The fruit doesn’t fall far from the tree, they say. More than a century ago, investigators desperately hoped that it would prove true in a big criminal case. But as we’re about to discover, things didn’t work out that way.
It all started on a Friday in late September 1898. Gunmen robbed a Missouri Pacific Railroad train’s express car near Leeds, Mo. That was where valuables were kept, and it’s believed the bad guys got away with a bundle. Some sources say the haul was about $40,000 (more than $1 million today).
The railroad bosses brought in agents from the Pinkerton National Detective Agency. It was the world’s largest private law enforcement agency at the time. Its services came with a hefty price tag, meaning the rail carrier wasn’t fooling around. It was paying big bucks, and it expected big results.

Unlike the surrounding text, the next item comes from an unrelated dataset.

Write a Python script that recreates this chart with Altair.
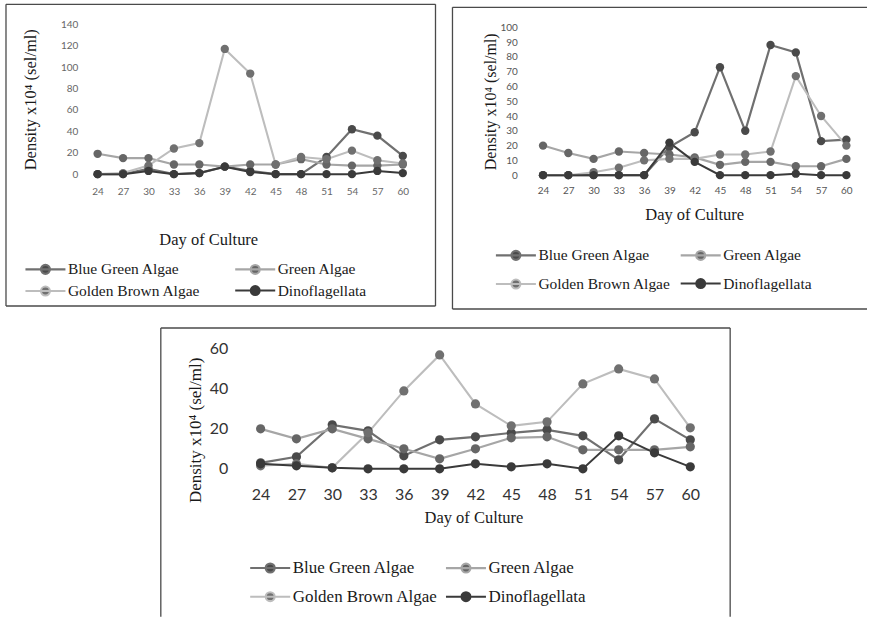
import altair as alt
import pandas as pd

days = [24, 27, 30, 33, 36, 39, 42, 45, 48, 51, 54, 57, 60]
series_names = ["Blue Green Algae", "Green Algae", "Golden Brown Algae", "Dinoflagellata"]

# Panel A (top-left)
a_blue_green = [0, 0, 5, 0, 1, 7, 3, 0, 0, 16, 42, 36, 17]
a_green = [19, 15, 15, 9, 9, 7, 9, 9, 14, 9, 8, 8, 9]
a_golden = [0, 1, 8, 24, 29, 117, 94, 9, 16, 14, 22, 13, 10]
a_dino = [0, 0, 3, 0, 1, 7, 2, 0, 0, 0, 0, 3, 1]

# Panel B (top-right)
b_blue_green = [0, 0, 0, 0, 0, 19, 29, 73, 30, 88, 83, 23, 24]
b_green = [20, 15, 11, 16, 15, 14, 12, 7, 9, 9, 6, 6, 11]
b_golden = [0, 0, 2, 5, 10, 11, 11, 14, 14, 16, 67, 40, 20]
b_dino = [0, 0, 0, 0, 0, 22, 9, 0, 0, 0, 1, 0, 0]

# Panel C (bottom)
c_blue_green = [3, 6, 22, 19, 6.5, 14.5, 16, 18, 19.5, 16.5, 4.5, 25, 14.5]
c_green = [20, 15, 20, 15, 10, 5, 10, 15.5, 16, 9.5, 9.5, 9.5, 11]
c_golden = [1.5, 2.5, 0.5, 18, 39, 57, 32.5, 21.5, 23.5, 42.5, 50, 45, 20.5]
c_dino = [2.5, 1.5, 0.5, 0, 0, 0, 2.5, 1, 2.5, 0, 16.5, 8, 1]

line_colors = ["#707070", "#a6a6a6", "#bdbdbd", "#3a3a3a"]
marker_colors = ["#4a4a4a", "#666666", "#707070", "#3a3a3a"]
line_widths = [2.2, 2.0, 1.8, 3.2]

SERIF = "Liberation Serif"
SANS = "Lato"
FRAME = "#4a4a4a"
SYM = "M-2.86,0L2.86,0M-0.64,0A0.64,0.64,0,1,1,0.64,0A0.64,0.64,0,1,1,-0.64,0Z"

one_row = pd.DataFrame({"k": [0]})


def hrule(x1, x2, y):
    return alt.Chart(one_row).mark_rule(color=FRAME, strokeWidth=1.3).encode(
        x=alt.value(x1), x2=alt.value(x2), y=alt.value(y))


def vrule(x, y1, y2):
    return alt.Chart(one_row).mark_rule(color=FRAME, strokeWidth=1.3).encode(
        x=alt.value(x), y=alt.value(y1), y2=alt.value(y2))


def panel(values, c):
    rows = []
    for name, vals in zip(series_names, values):
        for d, v in zip(days, vals):
            rows.append({"series": name, "day": d, "value": v})
    df = pd.DataFrame(rows)

    legend = alt.Legend(
        title=None, orient="none", legendX=c["lx"], legendY=c["ly"], columns=2,
        direction="horizontal",
        symbolType=SYM, symbolSize=196, symbolOpacity=1,
        labelFont=SERIF, labelFontSize=c["lfs"], labelColor="#1a1a1a",
        labelOffset=14, columnPadding=c["cp"], rowPadding=c["rp"], padding=0,
        labelLimit=400,
    )
    xaxis = alt.Axis(
        title="Day of Culture", labelAngle=0, domain=False, ticks=False, grid=False,
        labelFont=SANS, labelFontSize=c["tfs"], labelColor=c["tc"], labelPadding=c["xlp"],
        titleFont=SERIF, titleFontSize=c["xtfs"], titleFontWeight="normal", titleColor="#1a1a1a",
        titleX=c["xtx"], titleY=c["xty"], titleAlign="center", titleBaseline="middle",
    )
    yaxis = alt.Axis(
        title="Density x10⁴ (sel/ml)", values=c["yticks"], domain=False, ticks=False, grid=False,
        labelFont=SANS, labelFontSize=c["tfs"], labelColor=c["tc"], labelPadding=c["ylp"],
        titleFont=SERIF, titleFontSize=c["ytfs"], titleFontWeight="normal", titleColor="#1a1a1a",
        titleX=c["ytx"], titleY=c["yty"], titleAngle=270, titleAlign="center", titleBaseline="middle",
    )
    base = alt.Chart(df).encode(
        x=alt.X("day:O", sort=days, axis=xaxis, scale=alt.Scale(type="point", padding=0.5)),
        y=alt.Y("value:Q", axis=yaxis, scale=alt.Scale(domain=[0, c["ymax"]], nice=False)),
    )
    lines = base.mark_line().encode(
        stroke=alt.Stroke("series:N", sort=series_names,
                          scale=alt.Scale(domain=series_names, range=line_colors), legend=legend),
        strokeWidth=alt.StrokeWidth("series:N", sort=series_names,
                                    scale=alt.Scale(domain=series_names, range=line_widths), legend=legend),
    )
    points = base.mark_point(filled=True, size=c["ps"], opacity=1).encode(
        fill=alt.Fill("series:N", sort=series_names,
                      scale=alt.Scale(domain=series_names, range=marker_colors), legend=legend),
    )
    return alt.layer(lines, points, *c["frame"]).properties(width=c["w"], height=c["h"])


p1 = panel([a_blue_green, a_green, a_golden, a_dino], dict(
    w=331, h=150, ymax=140, yticks=[0, 20, 40, 60, 80, 100, 120, 140],
    tfs=10, tc="#666666", ylp=7, xlp=12,
    ytfs=16.5, ytx=-54, yty=75, xtfs=16.5, xtx=123.5, xty=65,
    lx=-48, ly=236.5, lfs=15.5, cp=30, rp=3, ps=70,
    frame=[hrule(-79, 351, -20), hrule(-79, 351, 282), vrule(-79, -20, 282), vrule(351, -20, 282)],
))

p2 = panel([b_blue_green, b_green, b_golden, b_dino], dict(
    w=329, h=151, ymax=102, yticks=list(range(0, 101, 10)),
    tfs=10, tc="#555555", ylp=13, xlp=10,
    ytfs=16, ytx=-40, yty=77, xtfs=16.5, xtx=164, xty=39,
    lx=-23, ly=222.5, lfs=15.5, cp=5, rp=10, ps=70,
    frame=[hrule(-78, 337, -17), hrule(-78, 337, 285), vrule(-78, -17, 285)],
))

p3 = panel([c_blue_green, c_green, c_golden, c_dino], dict(
    w=466, h=120, ymax=60, yticks=[0, 20, 40, 60],
    tfs=16, tc="#333333", ylp=15, xlp=18,
    ytfs=17, ytx=-47, yty=81, xtfs=16.5, xtx=231, xty=49,
    lx=19, ly=210.5, lfs=17, cp=3, rp=10, ps=85,
    frame=[hrule(-82, 488, -21), vrule(-82, -21, 268), vrule(488, -21, 268)],
))

spacer = alt.Chart(one_row).mark_point(opacity=0, size=0).encode(
    x=alt.value(0), y=alt.value(0)).properties(width=158, height=10)

ind = dict(x="independent", y="independent", stroke="independent",
           fill="independent", strokeWidth="independent")

top = alt.hconcat(p1, p2, spacing=115, bounds="flush").resolve_scale(**ind)
bottom = alt.hconcat(spacer, p3, spacing=0, bounds="flush").resolve_scale(**ind)

chart = alt.vconcat(top, bottom, spacing=325, bounds="flush").resolve_scale(**ind).properties(
    padding={"left": 4, "top": 2, "right": 0, "bottom": 0},
    background="white",
).configure_view(stroke="transparent")

chart.save("out.html", embed_options={"renderer": "svg", "actions": False})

Leeds was a neighborhood in the southeast section of Kansas City, then as now, a municipality infamous for its casual relationship with law and order.
The Pinkertons began snooping around and asking questions. In that time, long before Miranda rights were ever heard of, the company’s detectives were known for “sweating” witnesses in hotel rooms—grilling them until they got the answers they wanted to hear, one way or another.
The investigators quickly zeroed in on what would today be called a person of interest. William W. Lowe was a railroad switchman. When investigators put the screws on him during a particularly heated “sweating session,” he folded like a cheap suit.
Lowe fingered Tim Edwards as the brain behind the holdup. Which was music to the Pinkertons’ ears. Because they knew “Tim Edwards” was an alias.
Edwards was actually Jesse Edwards James, son of legendary outlaw Jesse James.
Born in 1875, he was only six years old when his father was shot from behind in the family’s rented house in St. Joseph, Mo., on an April morning in 1882. Already a national celebrity by then, the elder James’ murder catapulted him into American folklore. Among his many crimes, he and his gang were credited with committing the first train holdup near Adair, Iowa, in 1873.
Now his son was being accused of the very same thing.
But the boy was nothing like the dad. He added “Tim” to his middle name, posing as Tim Edwards to conceal his identity as he grew up with his widowed mother and sister in Kansas City. (Although it was an open secret around town who he really was.) He was 23 in 1898, ran a cigar store, and kept a low profile.
The Pinkertons could barely contain their glee. Nabbing the son of the greatest outlaw in American history would make his trial national news. They licked their chops in anticipation of the headlines.
But there was a problem. And it was a big one. Not only did Jesse E. James insist he knew nothing about the crime, but there was also no evidence linking him to it. All the Pinkertons had to go on was one confession.
However, that was enough. The mere public speculation that “another James” was somehow involved looked bad in the court of public opinion. The younger James was arrested in October and charged with complicity in the robbery.
Just as expected, the trial made news from coast to coast when it began in early 1899. Also, as expected, the case against James fell apart almost immediately. The prosecutor had nothing to go on—no evidence, no credible witnesses, not even a motive—just a last name.
Jurors didn’t buy it. James was swiftly acquitted.
“We made up our minds that the police had picked out this boy to railroad him to the penitentiary, and we wouldn’t stand for it,” the foreman said afterward. As for Lowe’s testimony, another juror added, “We believed he was a liar. We simply threw it out.”
One error from news coverage of the trial took on a life of its own. Because of the similarity in their names, the son was incorrectly identified as “Jesse James, Jr.” and is still frequently called that today. But there was no “junior.” The dad was Jesse Woodson James, and the boy was Jesse Edwards James.
At that point, James realized the futility of continuing to use the alias and adopted his real name for the rest of his life. He later became a successful lawyer.
Although in a manner of speaking, he did have a brief criminal career of his own. He played his famous father in two silent movies in the early 1920s.
The father of four daughters, James died quietly in his sleep at age 75 in 1951.